Толстой не мог примириться с учением церкви о том, что человек от рождения, по самой сущности своей, порочен и грешен, ибо оно «под корень подсекает все, что есть лучшего в природе человека» (23, 230). Видя, с какой быстротой казенная церковь теряла свое влияние на народные массы, писатель пришел к выводу: «Все живое — независимо от церкви».
Исповедуя философское воззрение, как он говорил, «вынесенное из жизни», Толстой терпеть не мог пессимистов — и верующих и не верующих в загробный мир. «Мне, — признавался он, — всегда хочется сказать пессимисту: «Если мир не по тебе, не щеголяй своим неудовольствием, покинь его и не мешай другим».
Ничего другого и не мог «посоветовать» пессимистам художник, стремившийся захватить своих читателей чувством любви к живой жизни, радости бытия.

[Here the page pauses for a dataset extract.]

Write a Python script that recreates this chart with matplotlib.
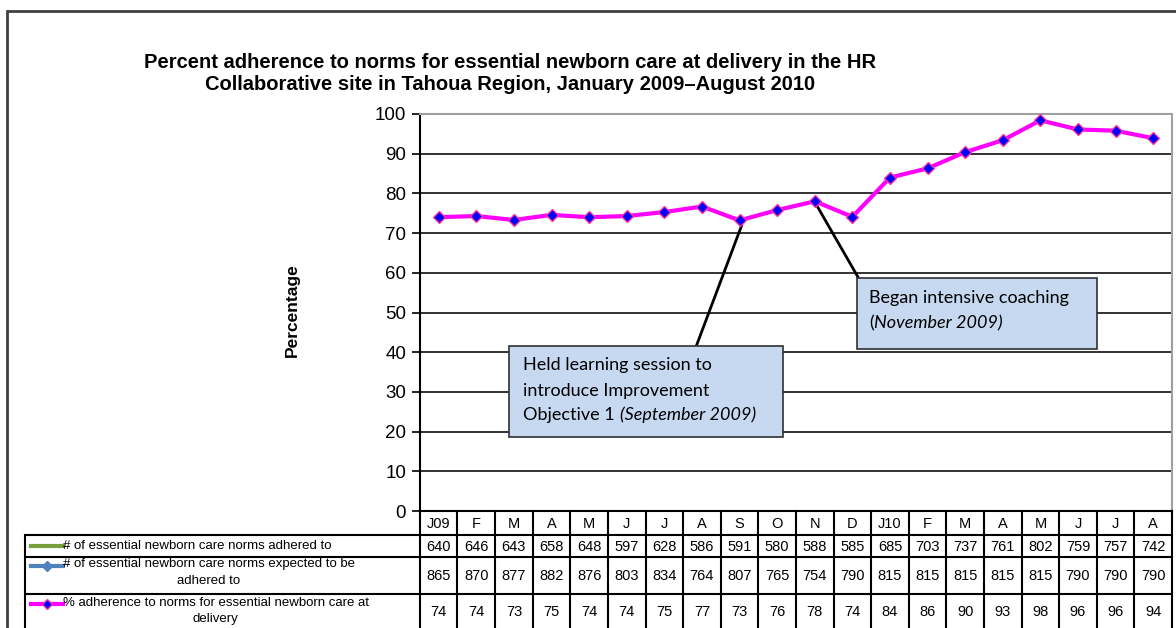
import matplotlib.pyplot as plt
from matplotlib.patches import Rectangle
import numpy as np

plt.rcParams['font.family'] = ['Liberation Sans', 'DejaVu Sans']

# data
months = ['J09', 'F', 'M', 'A', 'M', 'J', 'J', 'A', 'S', 'O', 'N', 'D',
          'J10', 'F', 'M', 'A', 'M', 'J', 'J', 'A']
adhered = [640, 646, 643, 658, 648, 597, 628, 586, 591, 580, 588, 585,
           685, 703, 737, 761, 802, 759, 757, 742]
expected = [865, 870, 877, 882, 876, 803, 834, 764, 807, 765, 754, 790,
            815, 815, 815, 815, 815, 790, 790, 790]
pct_label = [74, 74, 73, 75, 74, 74, 75, 77, 73, 76, 78, 74,
             84, 86, 90, 93, 98, 96, 96, 94]
pct_line = [74.0, 74.3, 73.3, 74.6, 74.0, 74.3, 75.3, 76.7, 73.2, 75.8, 78.0, 74.1,
            84.0, 86.3, 90.4, 93.4, 98.4, 96.1, 95.8, 93.9]

row_labels = ['# of essential newborn care norms adhered to',
              '# of essential newborn care norms expected to be\nadhered to',
              '% adherence to norms for essential newborn care at\ndelivery']

W, H = 1176, 628
fig = plt.figure(figsize=(W / 100, H / 100), dpi=100)

# outer frame
fig.patches.append(Rectangle((7 / W, -0.05), 1.2, 1 - 11 / H + 0.05, transform=fig.transFigure,
                             fill=False, edgecolor='#404040', lw=2))

# title and y label
fig.text(510 / W, 1 - 63 / H, 'Percent adherence to norms for essential newborn care at delivery in the HR',
         ha='center', va='center', fontsize=14.5, fontweight='bold')
fig.text(510 / W, 1 - 85 / H, 'Collaborative site in Tahoua Region, January 2009\u2013August 2010',
         ha='center', va='center', fontsize=14.5, fontweight='bold')
fig.text(292 / W, 1 - 310 / H, 'Percentage', rotation=90, ha='center', va='center',
         fontsize=12.5, fontweight='bold')

# main plot
ax = fig.add_axes([420 / W, 1 - 511 / H, 752 / W, 397 / H])
x = np.arange(len(months))
ax.set_xlim(-0.5, len(months) - 0.5)
ax.set_ylim(0, 100)
ax.set_yticks(range(0, 101, 10))
ax.set_xticks([])
ax.tick_params(axis='y', direction='out', length=6, width=1.2, labelsize=13.5, pad=4)
for y in range(10, 100, 10):
    ax.axhline(y, color='#222222', lw=1.3, zorder=1)
ax.spines['top'].set_color('#a0a0a0')
ax.spines['right'].set_color('#a0a0a0')
ax.spines['top'].set_linewidth(1.5)
ax.spines['right'].set_linewidth(1.5)
ax.spines['left'].set_linewidth(1.5)
ax.spines['bottom'].set_linewidth(1.5)

ax.plot(x, pct_line, color='#ff00ff', lw=3, marker='D', markersize=6,
        markerfacecolor='#0000ff', markeredgecolor='#ff3399', markeredgewidth=1, zorder=5)

# callouts
box_color = '#c6d9f1'
ax.plot([6.85, 8.05], [41.6, 71.8], color='black', lw=2, zorder=4)
ax.add_patch(Rectangle((1.87, 18.6), 7.28, 23.0, facecolor=box_color, edgecolor='#303030',
                       lw=1.2, zorder=6))
ax.plot([11.15, 10.05], [58.9, 77.0], color='black', lw=2, zorder=4)
ax.add_patch(Rectangle((11.12, 40.8), 6.38, 17.9, facecolor=box_color, edgecolor='#303030',
                       lw=1.2, zorder=6))

cfont = dict(family=['Lato', 'DejaVu Sans'], fontsize=13, va='center', ha='left', zorder=7)
ax.text(2.25, 36.8, 'Held learning session to', **cfont)
ax.text(2.25, 30.3, 'introduce Improvement', **cfont)
t1 = ax.text(2.25, 24.2, 'Objective 1 ', **cfont)
ax.text(11.45, 53.6, 'Began intensive coaching', **cfont)
t2 = ax.text(11.45, 47.3, '(', **cfont)

fig.canvas.draw()
r = fig.canvas.get_renderer()
inv = ax.transData.inverted()
e1 = t1.get_window_extent(r)
ax.text(inv.transform((e1.x1, 0))[0], 24.2, '(September 2009)', style='italic', **cfont)
e2 = t2.get_window_extent(r)
ax.text(inv.transform((e2.x1, 0))[0], 47.3, 'November 2009)', style='italic', **cfont)

# data table below the plot, same x scale as the chart
tax = fig.add_axes([25 / W, 0, 1147 / W, 1 - 511 / H])
tax.set_xlim(-11, len(months) - 0.5)
tax.set_ylim(628, 511)
tax.axis('off')
rows_y = [511, 535, 557, 594, 660]
lc = 'black'
for xl in np.arange(-0.5, len(months), 1.0):
    tax.plot([xl, xl], [511, 640], color=lc, lw=1.5, clip_on=False)
tax.plot([-11, -11], [535, 640], color=lc, lw=1.5, clip_on=False)
for yy in rows_y[1:4]:
    tax.plot([-11, len(months) - 0.5], [yy, yy], color=lc, lw=1.5)

hy = (rows_y[0] + rows_y[1]) / 2
for i, m in enumerate(months):
    tax.text(i, hy + 1, m, ha='center', va='center', fontsize=10.5)

table_rows = [adhered, expected, pct_label]
value_y = [546, 575, 611]
for r_i, vals in enumerate(table_rows):
    for i, v in enumerate(vals):
        tax.text(i, value_y[r_i] + 1, str(v), ha='center', va='center', fontsize=10.5)

# row labels with legend keys
key_x0, key_x1 = -10.85, -10.0
label_y = [546, 566, 604]
tax.plot([key_x0, key_x1], [label_y[0]] * 2, color='#77a03c', lw=3)
tax.plot([key_x0, key_x1], [label_y[1]] * 2, color='#4f81bd', lw=3)
tax.plot([(key_x0 + key_x1) / 2], [label_y[1]], marker='D', markersize=5, color='#4f81bd')
tax.plot([key_x0, key_x1], [label_y[2]] * 2, color='#ff00ff', lw=3)
tax.plot([(key_x0 + key_x1) / 2], [label_y[2]], marker='D', markersize=5,
         markerfacecolor='#0000ff', markeredgecolor='#ff3399')
for k, lab in enumerate(row_labels):
    if '\n' in lab:
        tax.text(key_x1, label_y[k] - 7.5, lab, ha='left', va='top', multialignment='center',
                 fontsize=9.5, linespacing=1.45)
    else:
        tax.text(key_x1, label_y[k], lab, ha='left', va='center', fontsize=9.5)

fig.savefig('out.png', dpi=100)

Из философских раздумий Толстого рождались формулы: «Жизнь есть движение» (29, 171), «Жизнь человека есть движение» (53, 66). Из их соединения возникла третья: «Все движение. Человек сам непрестанно движется, и потому все ему объясняется только движением» (53, 195).
Задача подлинного искусства, связанного с действительной жизнью, огромна и не может быть выполнена никаким другим родом человеческой деятельности. В чем же она состоит? «Есть самое важное — жизнь… — отвечает Толстой, — но жизнь наша связана с жизнью других людей и в настоящем, и в прошедшем, и в будущем. Жизнь — тем более жизнь, чем теснее ее связь с жизнью других, с общей жизнью. Вот эта-то связь и устанавливается искусством, в самом широком его смысле» (65, 220).
Служить этой цели, осуществлять ее может только правдивое искусство. Не терпя в художественных произведениях фальши, Толстой утверждал: «…в искусстве ложь уничтожает всю связь между явлениями, порошком все рассыпается» (62, 308).
Синонимом правдивости в искусстве для Толстого был реализм, но не приземленный, не копирующий действительность, а по его выражению, яркий реализм (62, 139). Его главным признаком он считал «одухотворяющую мысль, делающую бессмертными истинно великие произведения человеческого ума и сердца…»[196].